Malaysia Disproves Its Claim to Democracy Yet Again
That infamous waste of Malaysian taxes otherwise known as the BERSIH November rally has been the scourge of this administration in recent weeks. Our Information Minister, Zainuddin Maidin, made a now-infamous appearance on international television insisting that Malaysia is a democracy.
His defence was pretty standard, tacking to the typical administration line pretty closely. Malaysia is a democracy because we have the ballot box, bla bla bla. Nothing we haven't heard before.
But, of course, we know that democracy is about more than voting. Voting is not an end in itself; it is a means to an end. Democracy is that end.
Democracy is about the people making their own choices and decisions. Elections are one method of expressing your opinions, but so are public demonstrations, broadcast media, meeting with government officials, and so forth.
Now, we know that these things are frowned upon by the Malaysian government unless the views expressed coincide with those of the party in power. Zainuddin (or Zam, as he seems to be commonly known) has been particularly proud of trampling upon democracy in this way.

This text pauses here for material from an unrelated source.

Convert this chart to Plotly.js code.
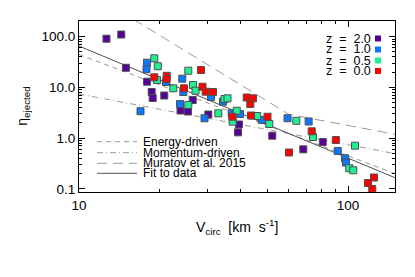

Not too long ago, he once again proved decisively that there is no democracy in Malaysia. This time, he said that a non-governmental organisation had no right to meet with the Prime Minister to air their grievances because they were not supported by enough people. He further added that because another group already had the government's imprimatur to represent the same constituency as this NGO, the NGO was redundant and could be told to shove off. (I am referring of course to the Hindu Rights Action Force and its attempt to meet the Prime Minister.)
On the face of it, this sounds democratic. After all, the crux of democracy is popular support. But at the same time, democracy is not a tyranny of the majority — it can try to be, but it will be difficult to remain one for very long.
It is one thing to demand popular support for a policy or politician. It is another thing to demand popular support for the right to support a policy or politician. Zam has basically said that the government does not care about your concerns unless you are in the majority.
He has naturally done this in the past, insisting that opposition politicians not be given any media attention because a majority of the country does not support them. But this is a perversion of democracy — airing their views is not the same as endorsing them.
The Prime Minister naturally cannot meet with all his constituents, or every interest group that comes along. It is simply not practical. But to deny people the right to see him because they do not have enough support, or because they clash with another interest group the government already favours — as opposed to doing so because the Prime Minister is just too busy — how is that democratic at all?